Man, I've got a lot of catching up to do. I'm on book #4 (weak, weak I know) but I'm too busy attending to my wicked stepsisters and crying amid the cinders and grinding old glass slippers into stepsisters' food to write on a website. Chuh. Please. The internet is not where fairy tales are made.

If I were clever witty and wise, I'd attempt to do something like the Guardian's Digested Read which goes over books in 400 words, usually snarkily, amusingly, and trippingly. I'm in a trio of words kind of mood. How very Catholic. Anyways, I'm lazy, tired, and sleepy.
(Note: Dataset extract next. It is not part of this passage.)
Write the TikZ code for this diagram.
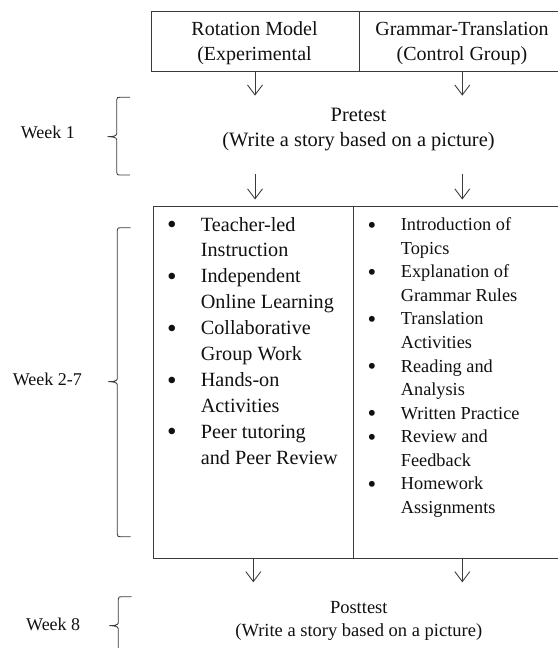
\documentclass[tikz,border=0pt]{standalone}
\usepackage{fontspec}
\setmainfont{Liberation Serif}
\usetikzlibrary{arrows.meta,calc}

\definecolor{linegray}{HTML}{3A3A3A}
\definecolor{inkblack}{HTML}{111111}

\tikzset{
  frame/.style={draw=linegray, line width=0.85pt, rectangle, inner sep=0pt},
  flowarrow/.style={draw=linegray, line width=0.85pt,
    -{Straight Barb[length=10pt,width=15pt,line width=0.85pt]}},
  bracepath/.style={draw=linegray, line width=0.85pt, line join=round, line cap=round},
  txt/.style={text=inkblack, inner sep=0pt},
  headtext/.style={txt, anchor=base, font=\fontsize{20}{24.3}\selectfont},
  testtext/.style={txt, anchor=base, font=\fontsize{20.4}{25}\selectfont},
  posttext/.style={txt, anchor=base, font=\fontsize{18.5}{23.4}\selectfont},
  leftlist/.style={txt, anchor=base west, font=\fontsize{20.2}{25.9}\selectfont},
  rightlist/.style={txt, anchor=base west, font=\fontsize{18.3}{23.55}\selectfont},
  weektext/.style={txt, anchor=base west, font=\fontsize{18}{22}\selectfont},
}

% list bullet, a little heavier than the plain glyph
\newcommand\itemdot{\raisebox{-0.13em}{\scalebox{1.35}{•}}}

% curly brace: spine x, top y, tip y, bottom y
\newcommand\weekbrace[4]{%
  \draw[bracepath] (#1+13,#2) -- (#1+3,#2) .. controls (#1+0.6,#2) .. (#1,#2+2.6)
    -- (#1,#3-3) .. controls (#1,#3-0.6) and (#1-4,#3) .. (#1-9,#3)
    .. controls (#1-4,#3) and (#1,#3+0.6) .. (#1,#3+3)
    -- (#1,#4-2.6) .. controls (#1+0.6,#4) .. (#1+3,#4) -- (#1+13,#4);}

\begin{document}
\begin{tikzpicture}[x=1pt,y=-1pt]
  \fill[white] (0,0) rectangle (557,648);
  \useasboundingbox (0,0) rectangle (557,648);

  % group headings
  \node[frame, minimum width=208pt, minimum height=60pt] (exp) at (255,41) {};
  \node[frame, minimum width=208pt, minimum height=60pt] (ctl) at (463,41) {};
  \node[headtext] (exptxt) at (254.5,35.7)
    {\begin{tabular}[t]{@{}c@{}}Rotation Model\\(Experimental\end{tabular}};
  \node[headtext] (ctltxt) at (462,35.7)
    {\begin{tabular}[t]{@{}c@{}}Grammar-Translation\\(Control Group)\end{tabular}};

  % week 1
  \node[testtext] (pre) at (358.5,121.7)
    {\begin{tabular}[t]{@{}c@{}}Pretest\\(Write a story based on a picture)\end{tabular}};
  \node[weektext] (w1) at (20.7,138.3) {Week 1};
  \weekbrace{116.7}{97.3}{136.7}{175}

  % weeks 2-7
  \node[frame, minimum width=200.5pt, minimum height=352pt] (rotlist) at (253.25,382) {};
  \node[frame, minimum width=213.5pt, minimum height=352pt] (gtlist) at (460.25,382) {};
  \node[leftlist] (rotitems) at (167,231)
    {\begin{tabular}[t]{@{}p{33.7pt}@{}l@{}}
      \itemdot & Teacher-led\\
               & Instruction\\
      \itemdot & Independent\\
               & Online Learning\\
      \itemdot & Collaborative\\
               & Group Work\\
      \itemdot & Hands-on\\
               & Activities\\
      \itemdot & Peer tutoring\\
               & and Peer Review
     \end{tabular}};
  \node[rightlist] (gtitems) at (367.4,230.7)
    {\begin{tabular}[t]{@{}p{33.3pt}@{}l@{}}
      \itemdot & Introduction of\\
               & Topics\\
      \itemdot & Explanation of\\
               & Grammar Rules\\
      \itemdot & Translation\\
               & Activities\\
      \itemdot & Reading and\\
               & Analysis\\
      \itemdot & Written Practice\\
      \itemdot & Review and\\
               & Feedback\\
      \itemdot & Homework\\
               & Assignments
     \end{tabular}};
  \node[weektext] (w27) at (12.7,385.7) {Week 2-7};
  \weekbrace{117.3}{227.7}{381.7}{536.7}

  % week 8
  \node[posttext] (post) at (358.8,613.3)
    {\begin{tabular}[t]{@{}c@{}}Posttest\\(Write a story based on a picture)\end{tabular}};
  \node[weektext] (w8) at (26,630) {Week 8};
  \weekbrace{118.3}{596.7}{625.7}{664}

  % arrows
  \coordinate (a1) at (255,95.6);
  \coordinate (a2) at (462.3,95.6);
  \coordinate (b1s) at (255,174);
  \coordinate (b1) at (255,199.5);
  \coordinate (b2s) at (462.3,174);
  \coordinate (b2) at (462.3,199.5);
  \coordinate (c1) at (253.3,582.3);
  \coordinate (c2) at (462.3,582.3);
  \draw[flowarrow] (exp.south -| a1) -- (a1);
  \draw[flowarrow] (ctl.south -| a2) -- (a2);
  \draw[flowarrow] (b1s) -- (b1);
  \draw[flowarrow] (b2s) -- (b2);
  \draw[flowarrow] (rotlist.south -| c1) -- (c1);
  \draw[flowarrow] (gtlist.south -| c2) -- (c2);
\end{tikzpicture}
\end{document}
So here's looking back at what started the year off:

#1: In a Free State by V.S. Naipaul (1971)
"In a Free State," winner of the Booker, is actually the title of a novella and it comes with two short stories and the prologue and epilogue from Naipaul's travel journals. Let's reduce his work, shall we? Conradian, postcolonialism, and outsiders. The actual piece "In a Free State" is basically a car trip by two Britishers through some part of Africa. It cuts to the politically incorrect until you're unsure what, if anything, is correct. Heart of darkness does that to ya. Here, you are not quite sure who to side with. Not that you should have to choose, but it's still an uncomfortable place for a reader to be. I found his tense prose and his characters rather unsettling, no one very sympathetic in particular, suggesting that we stop kidding ourselves in asking "why can't we get along?"

Perhaps it was merely the subject matter but maybe also the atmospheres evoked that reminded me of Claire Denis's 1988 movie Chocolat. In any case, this is prose that is challenging, not in style, but in the questions it poses of us now, most generally, in our treatment of others, and how this plays in human histories.